For the work, he pays his employees between Rp 10,000 (US$1.10) and Rp 20,000 per day each. But his employers often received overtime fee to meet the growing orders, mostly come from businessmen in Yogyakarta, Surakarta and Jakarta.

"Frankly speaking, I don't like working overtime, neither my craftsmen do, because the quality is worse if we are forced to meet a deadline which is actually beyond our production capacity," Khoirun said.

He designs some of his Made-in-Nggamblong products. In some occasions, he asks the help of the other handicraft trading companies.

As part of the deal, the finishing touch of his products is carried out by his business partners, who make the orders.

According to him, the price of his handmade items set to the trading companies ranges from Rp 15,000 to Rp 90,000 each.

At many local retail shops in Yogyakarta, for example, Khoirun's works are labeled with the price tags of between Rp 35,000 and Rp 150,000 each.

The image of eceng gondok handicrafts and furniture is also on the rise in the overseas markets thanks to the massive back-to- nature campaign worldwide.

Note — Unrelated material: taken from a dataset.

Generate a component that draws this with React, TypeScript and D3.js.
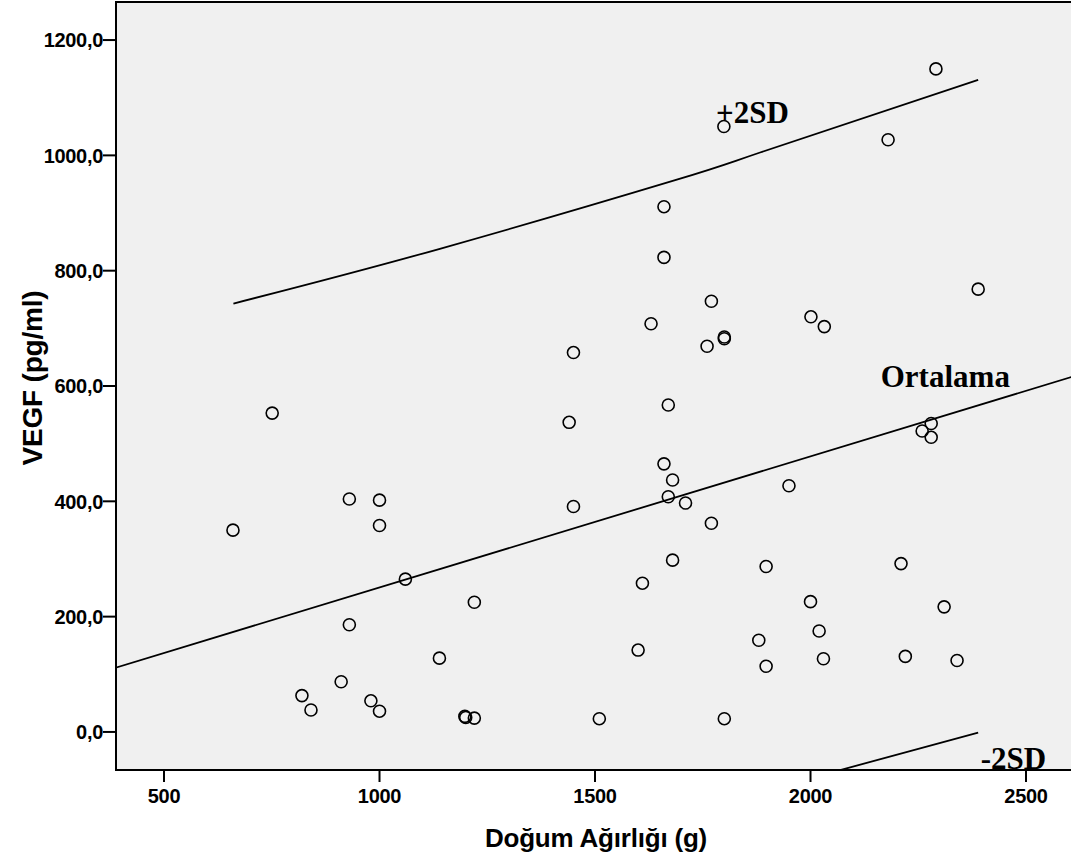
import React from "react";
import * as d3 from "d3";

// Scatter data: birth weight (g) vs VEGF (pg/ml)
const birthWeight = [
  660, 751, 930, 1000, 1000, 1060, 930, 1139, 911, 820, 841, 980, 1000,
  1450, 1440, 1450, 1630, 1660, 1660, 1760, 1770, 1800, 1800, 1670, 1660, 1680, 1670, 1710, 1770,
  1610, 1680, 1600, 1198, 1200, 1220, 1220, 1510, 1800, 1799,
  2291, 2180, 2389, 2001, 2032, 2280, 2259, 2280, 1950, 1897, 2210, 2000, 2310, 1880, 2020, 1897, 2030, 2220, 2340,
];
const vegf = [
  350, 553, 404, 402, 358, 265, 186, 128, 87, 63, 38, 54, 36,
  658, 537, 391, 708, 911, 823, 669, 747, 685, 682, 567, 465, 437, 408, 397, 362,
  258, 298, 142, 27, 25, 24, 225, 23, 23, 1050,
  1150, 1027, 768, 720, 703, 535, 522, 511, 427, 287, 292, 226, 217, 159, 175, 114, 127, 131, 124,
];

// Fit line (Ortalama) and ±2SD lines
const meanX = [388, 2607];
const meanY = [111.5, 616];
const sdX = [661, 1140, 1686, 1883, 2389];
const upperY = [743, 838, 957, 1005, 1131];
const lowerY = [-397, -274, -146, -104, -1];

const xTicks = [500, 1000, 1500, 2000, 2500];
const yTicks = [0, 200, 400, 600, 800, 1000, 1200];

const annotations = [
  { text: "+2SD", x: 1781, y: 1056 },
  { text: "Ortalama", x: 2163, y: 598 },
  { text: "-2SD", x: 2395, y: -64 },
];

const W = 1071;
const H = 862;
const L = 116, R = 1072, T = 2, B = 770;

export default function App() {
  const x = d3.scaleLinear().domain([388.6, 2606.7]).range([L, R]);
  const y = d3.scaleLinear().domain([-66, 1266]).range([B, T]);
  const fmtY = (v: number) => d3.format(".1f")(v).replace(".", ",");

  const line = d3.line<[number, number]>().x((d) => x(d[0])).y((d) => y(d[1]));
  const curve = d3
    .line<[number, number]>()
    .x((d) => x(d[0]))
    .y((d) => y(d[1]))
    .curve(d3.curveNatural);

  const meanPts = meanX.map((v, i) => [v, meanY[i]] as [number, number]);
  const upPts = sdX.map((v, i) => [v, upperY[i]] as [number, number]);
  const loPts = sdX.map((v, i) => [v, lowerY[i]] as [number, number]);

  const sans = "'Liberation Sans', Arial, sans-serif";
  const serif = "'Liberation Serif', 'Times New Roman', serif";

  return (
    <svg
      width={W}
      height={H}
      style={{ position: "fixed", left: 0, top: 0, background: "#fff" }}
    >
      <defs>
        <clipPath id="plotclip">
          <rect x={L} y={T} width={R - L} height={B - T} />
        </clipPath>
      </defs>
      <rect x={L} y={T} width={R - L + 4} height={B - T} fill="#f0f0f0" stroke="none" />
      <g clipPath="url(#plotclip)" fill="none" stroke="#000" strokeWidth={1.8}>
        <path d={line(meanPts) || ""} />
        <path d={curve(upPts) || ""} />
        <path d={curve(loPts) || ""} />
      </g>
      <g clipPath="url(#plotclip)">
        {birthWeight.map((bw, i) => (
          <circle
            key={i}
            cx={x(bw)}
            cy={y(vegf[i])}
            r={6}
            fill="none"
            stroke="#000"
            strokeWidth={1.6}
          />
        ))}
      </g>
      {annotations.map((a) => (
        <text
          key={a.text}
          x={x(a.x)}
          y={y(a.y)}
          fontFamily={serif}
          fontWeight="bold"
          fontSize={31}
          fill="#000"
        >
          {a.text}
        </text>
      ))}
      {/* frame */}
      <path d={`M${R + 4},${T}H${L}V${B}H${R + 4}`} fill="none" stroke="#000" strokeWidth={2} />
      {/* y axis ticks */}
      {yTicks.map((t) => (
        <g key={t}>
          <line x1={L - 13} x2={L} y1={y(t)} y2={y(t)} stroke="#000" strokeWidth={2} />
          <text
            x={L - 13}
            y={y(t)}
            dy="0.36em"
            textAnchor="end"
            fontFamily={sans}
            fontWeight="bold"
            fontSize={20}
            letterSpacing={-0.3}
            fill="#000"
          >
            {fmtY(t)}
          </text>
        </g>
      ))}
      {/* x axis ticks */}
      {xTicks.map((t) => (
        <g key={t}>
          <line x1={x(t)} x2={x(t)} y1={B} y2={B + 12} stroke="#000" strokeWidth={2} />
          <text
            x={x(t)}
            y={803}
            textAnchor="middle"
            fontFamily={sans}
            fontWeight="bold"
            fontSize={20}
            letterSpacing={-0.3}
            fill="#000"
          >
            {t}
          </text>
        </g>
      ))}
      <text
        x={596}
        y={847}
        textAnchor="middle"
        fontFamily={sans}
        fontWeight="bold"
        fontSize={26}
        letterSpacing={-0.2}
        fill="#000"
      >
        Doğum Ağırlığı (g)
      </text>
      <text
        transform={`translate(42,378) rotate(-90)`}
        textAnchor="middle"
        fontFamily={sans}
        fontWeight="bold"
        fontSize={28}
        letterSpacing={-0.2}
        fill="#000"
      >
        VEGF (pg/ml)
      </text>
    </svg>
  );
}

Consequently, the dried water plant -- once a useless one -- is sold at Rp 3,500 per kilogram. Khoirun alone needs at least 100 kilograms per month.

"We now think of growing this parasite water plant in our rice fields and fishponds in order to meet the growing demand of eceng gondok-made handcrafts. It sounds rather ridiculous, right?" Khoirun said.

According to Emmy Pratiwi, director of Yogyakarta-based PT. Bhumi Prama Cipta, a manufacturer of handicrafts made of natural raw materials which focuses on producing fashion bags, among the major importers of the eceng-gondok-made handicrafts are the U.S., Japan and several countries in Europe.

"This summer we just shipped some 4,000 items of bags made of the plant to the U.S.," she said, adding that her company was currently preparing another shipment of the same items, which has the price of between $6 and $18 per piece, to Italy," Emmy said.

Unlike rattan or wood or other natural materials, eceng gondok is slightly thicker and much easier to shape in forming and designing an item.

"The handicrafts also gives more natural impression," she said.

Unfortunately, she said, the time of shipment orders from her overseas partners usually do not match the dry season in Indonesia, in which the sun is badly needed to quickly help dry the water plant.

That is why Emmy often rejects certain amount of orders which arrived during the wet season unless the stock is still available.

Judging from the also growing local demands of eceng gondok- made stuffs, she said that the industry is urgently needs extra raw materials. Emmy herself already planned to establish several factories in Kalimantan and other islands in which the water plant is still described as a wild and worthless species and a parasite by locals.

But she still stuck with another serious problem: local talented craftsmen for the eceng gondok.